A quick overview of NIST's AI Risk Management Framework
AI risk management is important to ensure the responsible development of AI systems. NIST’s AI risk management framework (RMF), published in January 2023, offers a practical guide for identifying and managing AI risks to help ensure the development of trustworthy AI:
…the goal of the AI RMF is to offer a resource to the organizations designing, developing, deploying, or using AI systems to help manage the many risks of AI and promoting trustworthy and responsible development and the use of AI systems.1
The framework provided by NIST sets out the characteristics that make up a trustworthy AI system.2 These characteristics include:
Valid and reliable
Safe
Secure and resilient
Accountable and transparent
Explainable and interpretable
Privacy-enhanced
Fair with harmful bias managed
By enhancing AI trustworthiness, the associated risks of AI can be reduced. This is applicable to actors across the AI value chain, including providers, deployers and users of AI systems.

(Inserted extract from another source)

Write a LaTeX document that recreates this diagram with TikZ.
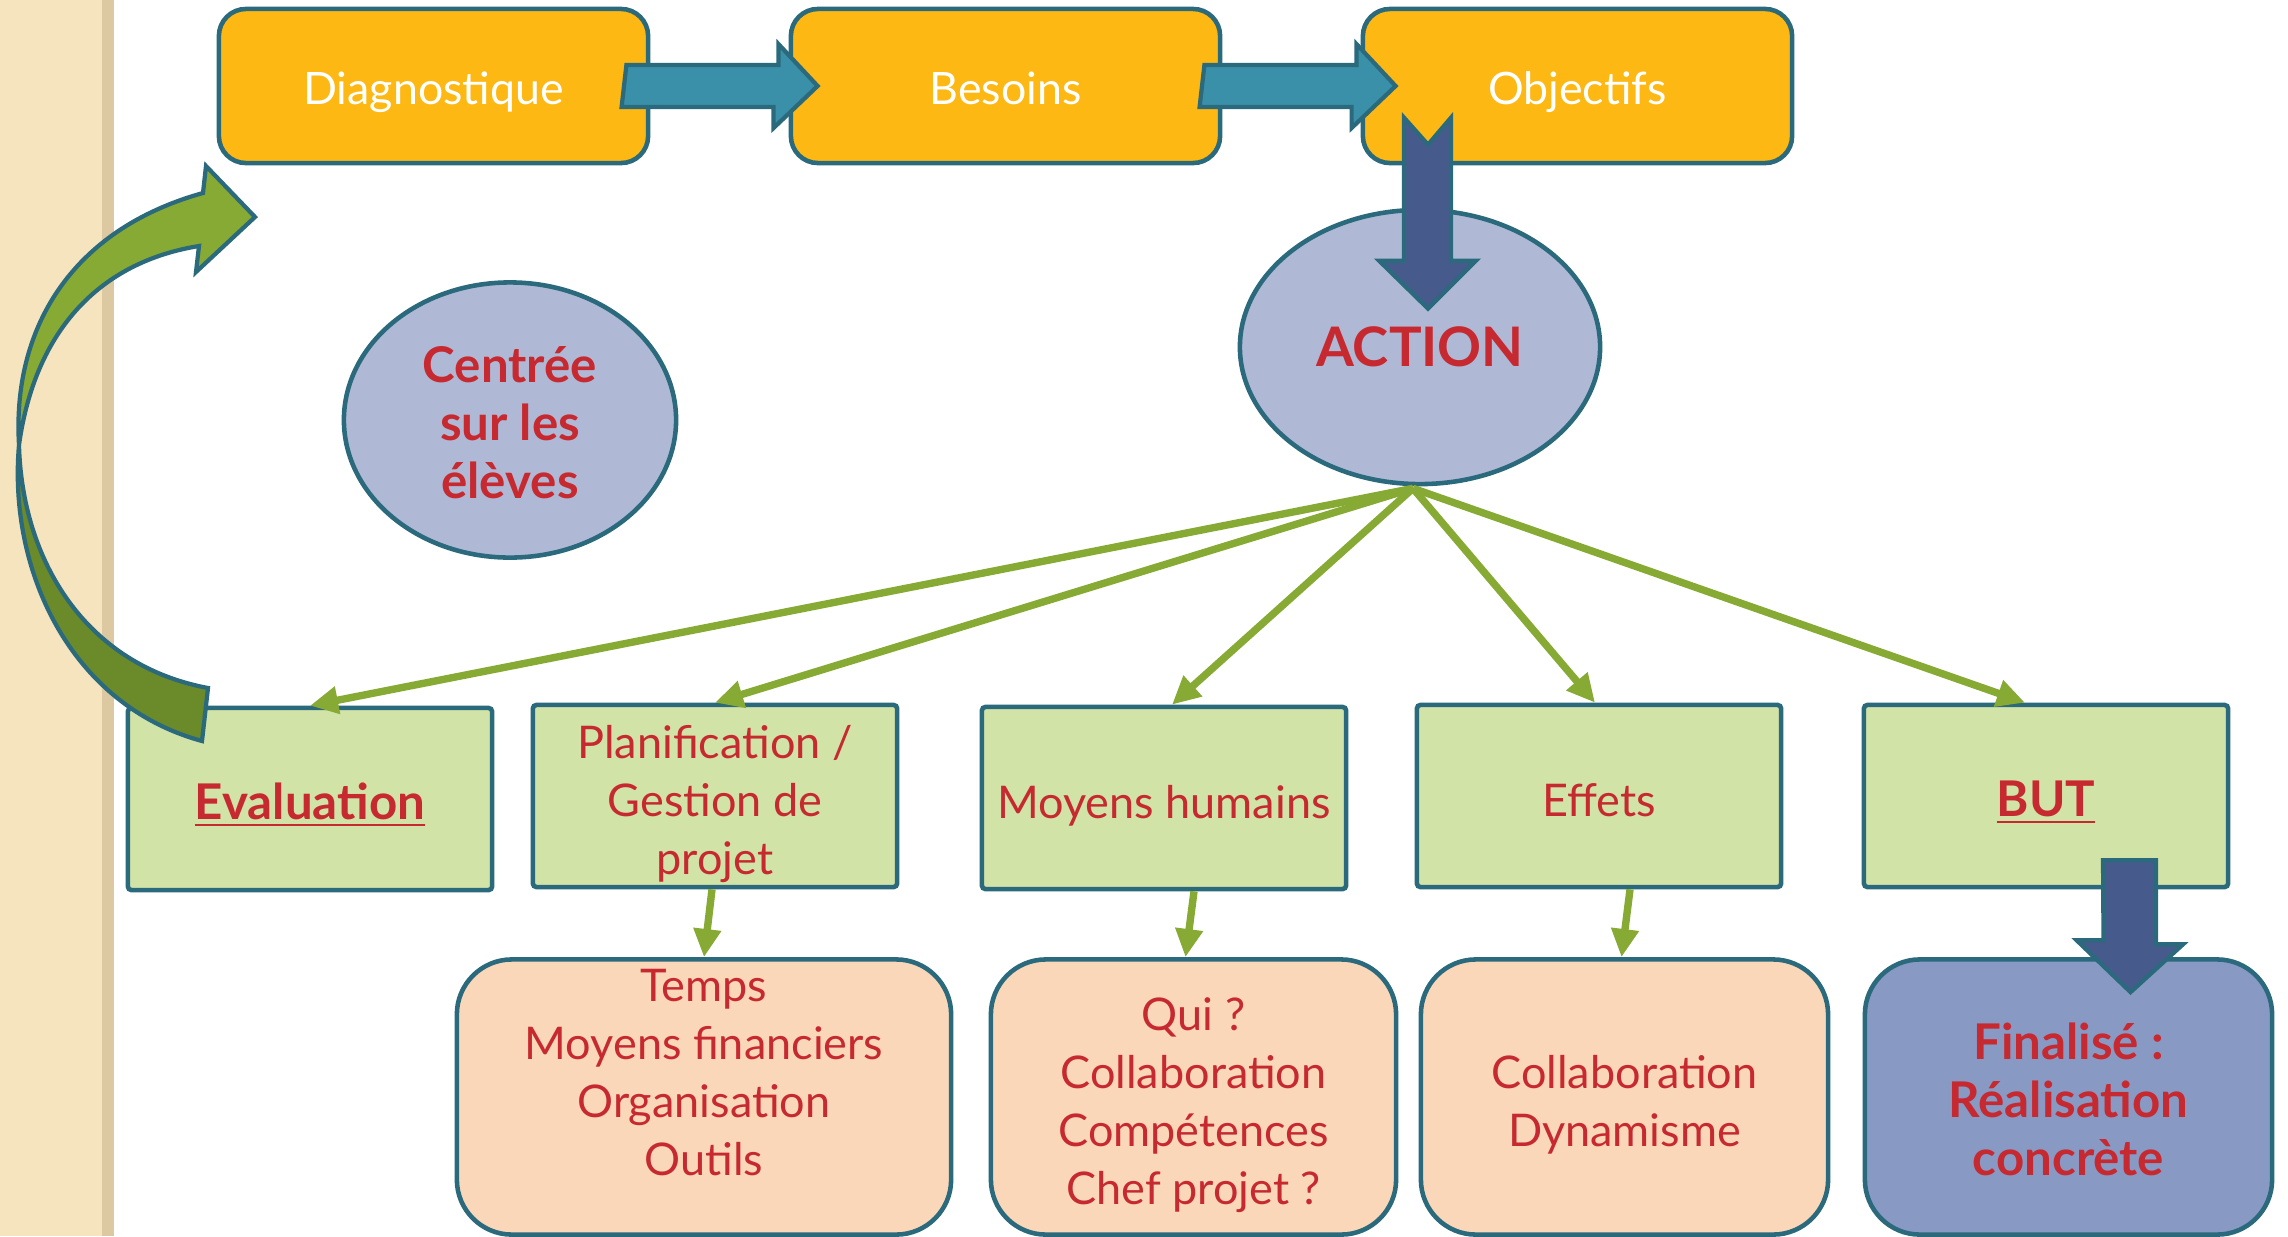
\documentclass[tikz,border=0pt]{standalone}
\usepackage{fontspec}
\setmainfont{Lato}
\usetikzlibrary{shapes.geometric,arrows.meta,calc}
\definecolor{edgec}{HTML}{2A6A7C}
\definecolor{orangec}{HTML}{FDB813}
\definecolor{tealc}{HTML}{3A90A8}
\definecolor{navyc}{HTML}{475A8C}
\definecolor{lavc}{HTML}{AFB9D6}
\definecolor{gfillc}{HTML}{D1E3A7}
\definecolor{peachc}{HTML}{FBD7B9}
\definecolor{blueboxc}{HTML}{8899C4}
\definecolor{redc}{HTML}{C62A30}
\definecolor{lgreenc}{HTML}{86AA34}
\definecolor{dgreenc}{HTML}{6B8A2A}
\definecolor{stripc}{HTML}{F5E4BE}
\definecolor{stripedgec}{HTML}{DCC9A2}
\begin{document}
\begin{tikzpicture}[x=0.01cm,y=-0.01cm,
  lineone/.style={text height=11.8pt,text depth=0pt},
  linetwo/.style={text height=28.3pt,text depth=0pt},
  linethree/.style={text height=44.8pt,text depth=0pt},
  linefour/.style={text height=61.3pt,text depth=0pt},
  linefive/.style={text height=77.8pt,text depth=0pt},
  topbox/.style={draw=edgec,line width=1.3pt,fill=orangec,rounded corners=0.27cm,
    minimum width=4.29cm,minimum height=1.54cm,text=white,font=\fontsize{12.7}{16.5}\selectfont,
    text height=10.8pt,text depth=0pt},
  ovalnode/.style={ellipse,draw=edgec,line width=1.3pt,fill=lavc,text=redc,align=center,
    font=\fontsize{14}{16.5}\selectfont\bfseries},
  gbox/.style={draw=edgec,line width=1.3pt,fill=gfillc,rounded corners=1pt,
    minimum width=3.64cm,minimum height=1.82cm,text=redc,align=center,
    font=\fontsize{12.8}{16.5}\selectfont},
  pbox/.style={draw=edgec,line width=1.3pt,fill=peachc,rounded corners=0.55cm,inner ysep=0pt,
    minimum height=2.75cm,text=redc,align=center,font=\fontsize{12.8}{16.5}\selectfont},
  gline/.style={draw=lgreenc,line width=2.1pt,-{Triangle[length=8pt,width=7.5pt]}},
  blockarrow/.style={draw=edgec,line width=1.2pt}
]
\useasboundingbox (0,0) rectangle (2288,1236);
\fill[white] (0,0) rectangle (2288,1236);
\fill[stripc] (0,0) rectangle (114,1236);
\fill[stripedgec] (102,0) rectangle (114,1236);

% top row
\node[topbox] (diag) at (433.5,86) {Diagnostique};
\node[topbox] (bes) at (1005.5,86) {Besoins};
\node[topbox] (obj) at (1577.5,86) {Objectifs};

% ellipses
\node[ovalnode,minimum width=3.6cm,minimum height=2.74cm,font=\fontsize{15.5}{16.5}\selectfont\bfseries] (act) at (1420,347) {ACTION};
\node[ovalnode,minimum width=3.32cm,minimum height=2.75cm,linethree] (cen) at (510,420) {Centrée\\sur les\\élèves};

% green boxes
\node[gbox,lineone,font=\fontsize{14}{16.5}\selectfont\bfseries] (eval) at (310,799) {\underline{Evaluation}};
\node[gbox,linethree] (plan) at (715,796) {Planification /\\Gestion de\\projet};
\node[gbox,lineone] (moy) at (1164,798) {Moyens humains};
\node[gbox,lineone] (eff) at (1599,796) {Effets};
\node[gbox,lineone,font=\fontsize{14}{16.5}\selectfont\bfseries] (but) at (2046,796) {\underline{BUT}};

% bottom boxes
\node[pbox,minimum width=4.94cm,linefive] (b1) at (704,1097) {Temps\\Moyens financiers\\Organisation\\Outils\\\mbox{}};
\node[pbox,minimum width=4.05cm,linefour] (b2) at (1193.5,1097) {Qui ?\\Collaboration\\Compétences\\Chef projet ?};
\node[pbox,minimum width=4.07cm,linetwo] (b3) at (1624.5,1097) {Collaboration\\Dynamisme};
\node[pbox,minimum width=4.07cm,fill=blueboxc,font=\fontsize{14}{16.5}\selectfont\bfseries,linethree] (fin) at (2068.5,1097) {Finalisé :\\Réalisation\\concrète};

% teal block arrows
\draw[blockarrow,fill=tealc] ($(diag.east)+(-24,-21)$) -- ++(152,0) -- ++(0,-21)
  -- ($(bes.west)+(29,0)$) -- ++(-44,42) -- ++(0,-21) -- ++(-152,0) -- cycle;
\draw[blockarrow,fill=tealc] ($(bes.east)+(-18,-21)$) -- ++(152,0) -- ++(0,-21)
  -- ($(obj.west)+(35,0)$) -- ++(-44,42) -- ++(0,-21) -- ++(-152,0) -- cycle;

% navy arrow Objectifs -> ACTION
\draw[blockarrow,fill=navyc] ($(act.north)+(-16,-90)$) -- ++(24,27) -- ++(23,-27) -- ++(0,143)
  -- ++(25,0) -- ($(act.north)+(8,101)$) -- ++(-49,-48) -- ++(25,0) -- cycle;

% green connectors
\coordinate (hub) at ($(act.south)+(-7,2)$);
\draw[gline] (hub) -- (eval.north);
\draw[gline] (hub) -- (plan.north);
\draw[gline] (hub) -- ($(moy.north)+(8,0)$);
\draw[gline] (hub) -- ($(eff.north)+(-4,0)$);
\draw[gline] (hub) -- ($(but.north)+(-21,0)$);

\draw[gline] ($(plan.south)+(-3,0)$) -- (b1.north);
\draw[gline] ($(moy.south)+(30,0)$) -- ($(b2.north)+(-8,0)$);
\draw[gline] ($(eff.south)+(31,0)$) -- ($(b3.north)+(-3,0)$);

% navy arrow BUT -> Finalise
\draw[blockarrow,fill=navyc] ($(but.south)+(57,-29)$) -- ++(53,0) -- ++(0,84) -- ++(27,0)
  -- ($(fin.north)+(62,35)$) -- ++(-54,-52) -- ++(27,0) -- cycle;

% curved green arrow (Evaluation -> Diagnostique)
\draw[blockarrow,fill=dgreenc] (19,445) .. controls (8,570) and (70,705) .. (202,741)
  -- (208,688) .. controls (85,665) and (22,560) .. (19,445) -- cycle;
\draw[blockarrow,fill=lgreenc] (19,445) .. controls (12,330) and (70,230) .. (203,193)
  -- (206,166) -- (255,217) -- (196,272) -- (199,246)
  .. controls (100,262) and (35,330) .. (19,445) -- cycle;
\end{tikzpicture}
\end{document}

Additionally, it is important to note that these characteristics are not independent of each other. Organisations will need to use the risk management framework to carefully balances these characteristics depending on the relevant circumstances:
Trustworthiness characteristics explained in this document influence each other. Highly secure but unfair systems, accurate but opaque and uninterpretable systems, and inaccurate but secure, privacy-enhanced, and transparent systems are all undesirable. A comprehensive approach to risk management calls for balancing tradeoffs among the trustworthiness characteristics.3
Below is a more detailed description of NIST's trustworthy AI characteristics along with the relevant risks4 that can be addressed by implementing these characteristics.
Valid and reliable
Description: Validation is about using objective evidence to confirm that the requirements for the system have been fulfilled, meaning for example that the system is generalised to data outside its training environment. Reliability means the system performing as required without failure over its entire lifetime. Accuracy refers to how close the outputs of the system are to the true values or values accepted as true. Robustness means the system being able to maintain its level of performance under different circumstances. These elements are usually assessed posted-deployment with ongoing testing and monitoring.
Relevant Risks:
Poorly generalized AI systems
AI systems requiring more frequent maintenance due to data, model or concept drift.

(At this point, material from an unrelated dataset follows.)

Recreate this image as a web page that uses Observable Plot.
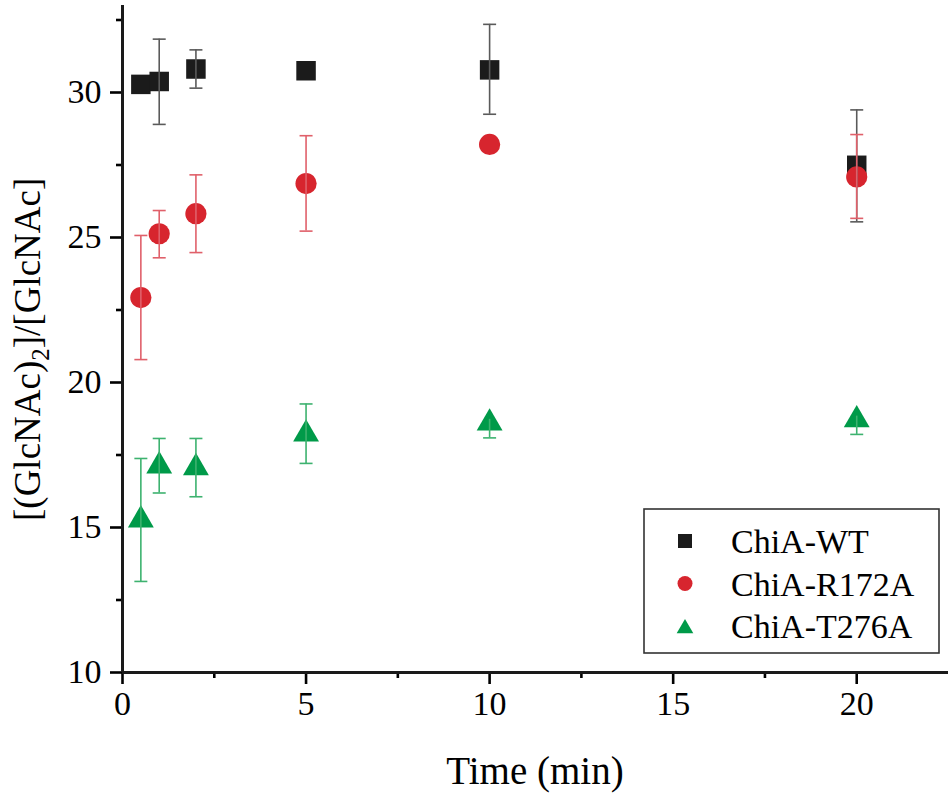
<!DOCTYPE html>
<html><head><meta charset="utf-8">
<script src="https://cdn.jsdelivr.net/npm/d3@7"></script>
<script src="https://cdn.jsdelivr.net/npm/@observablehq/plot@0.6"></script>
<style>
body{margin:0;background:#fff}
#chart{position:relative;width:951px;height:798px}
</style>
</head><body><div id="chart"></div>
<script>
// ---- data ----
const times = [0.5, 1, 2, 5, 10, 20];
const seriesNames = ["ChiA-WT", "ChiA-R172A", "ChiA-T276A"];
const wt     = [30.28, 30.38, 30.81, 30.75, 30.78, 27.49];
const wtLo   = [null, 28.90, 30.15, null, 29.25, 25.54];
const wtHi   = [null, 31.84, 31.47, null, 32.35, 29.40];
const r172   = [22.93, 25.13, 25.82, 26.86, 28.21, 27.09];
const r172Lo = [20.79, 24.30, 24.48, 25.22, null, 25.66];
const r172Hi = [25.07, 25.93, 27.16, 28.51, null, 28.55];
const t276   = [15.39, 17.25, 17.19, 18.35, 18.73, 18.84];
const t276Lo = [13.14, 16.19, 16.06, 17.21, 18.09, 18.21];
const t276Hi = [17.38, 18.07, 18.07, 19.26, null, null];
const xTicks = [0, 5, 10, 15, 20];
const xMinor = [2.5, 7.5, 12.5, 17.5];
const yTicks = [10, 15, 20, 25, 30];
const yMinor = [12.5, 17.5, 22.5, 27.5, 32.5];
const yTitleParts = ["[(GlcNAc)", "2", "]/[GlcNAc]"];

// ---- styles ----
const fillColors = ["#1b1b1b", "#d7252e", "#009a49"];
const barColors  = ["#5a5a5a", "#e0606a", "#3db26f"];
const symbols = [d3.symbolSquare, d3.symbolCircle, d3.symbolTriangle];
const radii = [11, 10.6, 9.6];
const dys = [0, 0, 3.75];
const FONT = "'Liberation Serif', 'Times New Roman', serif";

const raw = [[wt, wtLo, wtHi], [r172, r172Lo, r172Hi], [t276, t276Lo, t276Hi]];
const series = seriesNames.map((name, k) => ({
  name,
  points: times.map((t, i) => ({time: t, value: raw[k][0][i], lo: raw[k][1][i], hi: raw[k][2][i]}))
}));

const capSymbol = {draw(ctx) { ctx.moveTo(-6.5, 0); ctx.lineTo(6.5, 0); }};

const symbolMarks = series.map((s, k) => Plot.dot(s.points, {
  x: "time", y: "value", symbol: () => seriesNames[k], fill: () => seriesNames[k],
  r: radii[k], dy: dys[k], stroke: "none"
}));
const barMarks = series.flatMap((s, k) => {
  const e = s.points.filter(d => d.lo != null || d.hi != null)
    .map(d => ({time: d.time, lo: d.lo ?? d.value, hi: d.hi ?? d.value}));
  const caps = s.points.flatMap(d => [d.lo, d.hi].filter(v => v != null).map(v => ({time: d.time, v})));
  return [
    Plot.ruleX(e, {x: "time", y1: "lo", y2: "hi", stroke: barColors[k], strokeWidth: 1.6}),
    Plot.dot(caps, {x: "time", y: "v", symbol: capSymbol, stroke: barColors[k], strokeWidth: 1.6, r: 5})
  ];
});

const chart = Plot.plot({
  width: 951, height: 798,
  marginLeft: 122, marginRight: 3, marginTop: 5, marginBottom: 126,
  style: {fontFamily: FONT, color: "#000", background: "#fff", overflow: "visible"},
  x: {domain: [0, 22.5]},
  y: {domain: [10, 33]},
  color: {domain: seriesNames, range: fillColors},
  symbol: {domain: seriesNames, range: symbols},
  marks: [
    Plot.axisY({ticks: yTicks, tickSize: 12, tickPadding: 9, fontSize: 34, label: null, strokeWidth: 2.6, tickFormat: d => d}),
    Plot.axisY({ticks: yMinor, tickSize: 6, text: null, label: null, strokeWidth: 2.6}),
    Plot.axisX({ticks: xTicks, tickSize: 12, tickPadding: 6, fontSize: 34, label: null, strokeWidth: 2.6, tickFormat: d => d}),
    Plot.axisX({ticks: xMinor, tickSize: 6, text: null, label: null, strokeWidth: 2.6}),
    Plot.ruleX([0], {stroke: "#1a1a1a", strokeWidth: 3}),
    Plot.ruleY([10], {stroke: "#1a1a1a", strokeWidth: 3}),
    ...symbolMarks,
    ...barMarks
  ]
});
document.getElementById("chart").appendChild(chart);

// ---- titles & legend ----
const svg = d3.select(chart);
svg.append("text")
  .attr("x", 535).attr("y", 784)
  .attr("text-anchor", "middle")
  .attr("font-family", FONT).attr("font-size", 39).attr("fill", "#000")
  .text("Time (min)");

const yg = svg.append("g").attr("transform", "translate(40,521) rotate(-90)");
const partSizes = [37, 25, 37];
const partShift = [0, 9, 0];
let cursor = 0;
yTitleParts.forEach((txt, k) => {
  const t = yg.append("text")
    .attr("x", cursor).attr("y", partShift[k])
    .attr("text-anchor", "start")
    .attr("font-family", FONT).attr("font-size", partSizes[k]).attr("fill", "#000")
    .text(txt);
  cursor += t.node().getComputedTextLength();
});

const lg = svg.append("g");
lg.append("rect").attr("x", 644).attr("y", 509).attr("width", 295).attr("height", 144)
  .attr("fill", "#fff").attr("stroke", "#333").attr("stroke-width", 1.6);
const legendSizes = [14 * 14, Math.PI * 7.5 * 7.5, 120];
const legendDy = [0, 0, 2.5];
seriesNames.forEach((name, k) => {
  const cy = 541 + k * 42.5;
  lg.append("path")
    .attr("transform", `translate(685,${cy + legendDy[k]})`)
    .attr("d", d3.symbol(symbols[k], legendSizes[k])())
    .attr("fill", fillColors[k]);
  lg.append("text").attr("x", 731).attr("y", cy + 12)
    .attr("text-anchor", "start")
    .attr("font-family", FONT).attr("font-size", 34).attr("fill", "#000")
    .text(name);
});
</script>
</body></html>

Underdeveloped software testing standards
Difficulty in performing regular AI-based software testing
Intentional or unintentional changes during training impacting performance
Safe
Description: Safety is about the system not leading to a state that endangers human life, health, property or the environment. This can be improved through: (i) responsible practices for design, development and deployment, (ii) clear information on responsible use to deployers, (iii) responsible decision-making by deployers and end users and (iv) explanation and documentation of risks based on empirical evidence of incidents.
Relevant Risks:
Greater difficulty in predicting failure modes for emergent properties of large-scale pre-trained models
Inability to predict or detect the side effects of AI-based systems beyond statistical measures
Computational costs of AI development and their impact on the environment
Secure and resilient
Description: Resilience means the system can withstand adverse events or unexpected changes impacting their environment. Secure means the system can ensure confidentiality, integrity and availability. Accordingly, resilience is about the system being able to function normally after adverse events, whereas security is about preventing adverse events from taking place and having protocols in place to respond to such events if they do materialise.
Relevant Risks:
AI system scale and complexity
Inability to predict or detect the side effects of AI-based systems beyond statistical measures
Accountable and transparent
Description: Transparency is about the extent to which information about the system is available to those interacting with the system. This includes information about design choices, training data, model training, model architecture, intended use cases and the modalities of the deployment.
Relevant Risks:
Increased opacity and concerns about reproducibility
AI system scale and complexity
Explainable and interpretable
Description: Explainability is about being able to explain how the system, in general, produces its outputs based on the inputs. Interpretability is about being able to explain how the system produced a particular output based on a specific input.
Relevant Risks:
Increased opacity and concerns about reproducibility
Inability to predict or detect the side effects of AI-based systems beyond statistical measures
Privacy-enhanced
Description: Privacy refers to norms and practices relating to freedom from intrusion, limiting observation or individual agency to consent to disclosure or control of identity.
Relevant Risks:
Enhanced data aggregation capabilities of AI systems
AI system dependency and reliance on data
Fair with harmful bias managed
Description: Fairness is about ensuring that the system, in terms of its design, development and deployment respects equality and equity. This includes addressing issues such as harmful bias and discrimination. Categories of AI bias include: (i) systemic bias, (ii) computational and statistical bias, (iii) human-cognitive bias.
Relevant Risks:
Training data may not be a true or appropriate representation of the context or intended use of the AI system, potentially leading to harmful bias or other data quality issues
Use of pre-trained models for research and improved performance can increase statistical uncertainty and cause issues with bias management, scientific validity and reproducibility
NIST, Artificial Intelligence Risk Management Framework (AI RMF 1.0) (January 2023), p.2.
NIST, Artificial Intelligence Risk Management Framework (AI RMF 1.0) (January 2023), pp.13-18.
NIST, Artificial Intelligence Risk Management Framework (AI RMF 1.0) (January 2023), p.13.
These risks are taken from 'Appendix B: How AI Risks Differ from Traditional Software Risks' of the NIST AI RMF.